- Born: 14 August 1897
- Died: 11 April 2003 Shilpashram, Purulia, West Bengal, India
- Other names: Manbhum Janani
- Known for: Freedom Fighter
- Children: Arun Chandra Ghosh Urmila Majumder+ Amal Chandra Ghosh

= Labanya Prabha Ghosh =

Indian politician (1897–2003)

Labanya Prabha Ghosh (14 August 1897 - 11 April 2003), also called Labanya Devi, a Gandhian, was a prominent personality of the Indian freedom movement, from Purulia District of West Bengal. She lived for almost 106 years and during later part of her life, was forced to live in a poverty-stricken ashram, her only source of income being a pension paid for freedom fighters. All through her life, before and after independence of India, she fought for justice of common man.

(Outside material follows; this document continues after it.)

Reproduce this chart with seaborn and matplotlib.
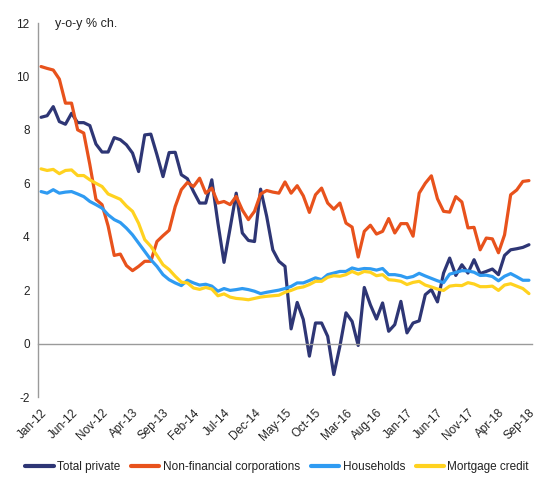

==Early life and freedom fighter==
She was born on 14 August 1897 and was popularly known as "Manbhum Janani" (Mother of Manbhum district). In 1908, at the age of 11, she was married to Atul Chandra Ghosh, another important personality of Indian freedom movement from Purulia district. She never went to school but was taught by her father. Her father, Risi Nabarun Chandra was also a freedom fighter, who along with his son-in-law, established "Shilpashram", at Telkalpara, Purulia, which was a place of gathering for several freedom fighters including Subhas Chandra Bose, Chittaranjan das and on certain occasions, Mahatma Gandhi also visited this ashram. She was the first woman MLA from Purulia who was elected representing Lok sevak Sangha. She was an active member of "Shilpashram", an important center of freedom struggle movement of Manbhum region. She wrote several article in Mukti, a weekly periodical established by her husband at Purulia and she continued as editor of the periodical after his death in 1961. She was a leading lady for several protests in Purulia during British Raj and she was recognised as an important freedom fighter of the area. Her son Arun Chandra Gosh and daughter Urmila Majumdar were also freedom fighters and lived with her in Shilpashrama, Purulia.

==Salt March==
She played a major role in Salt March (1930) and Pataka Satyagraha (1945) and was arrested several times by British Government. She also undertook individual Satyagraha and was arrested by British during 1941. Labanya Prabha Ghosh along with her daughter Kamala Ghosh organised protest in Shilpa Ashrama, Purulia as a part of Quit India movement called by Mahatma Gandhi during 1942 and both were arrested.

After India's Independence, she participated in Bhasa Andolon in Bihar, for which she was arrested and later, because of this agitation, Purulia was separated from Bihar and merged with West Bengal on linguistic lines. Again, in emergency period, she was arrested during 1975.

She died on 11 April 2003 at the age of 106.

== Recognitions ==
- She was felicitated by Sunil Gangopadhyay in February 2003, on behalf of Bhasha Sahid Smarak Samity for her Contribution to the language movement (Bhasa Andolon).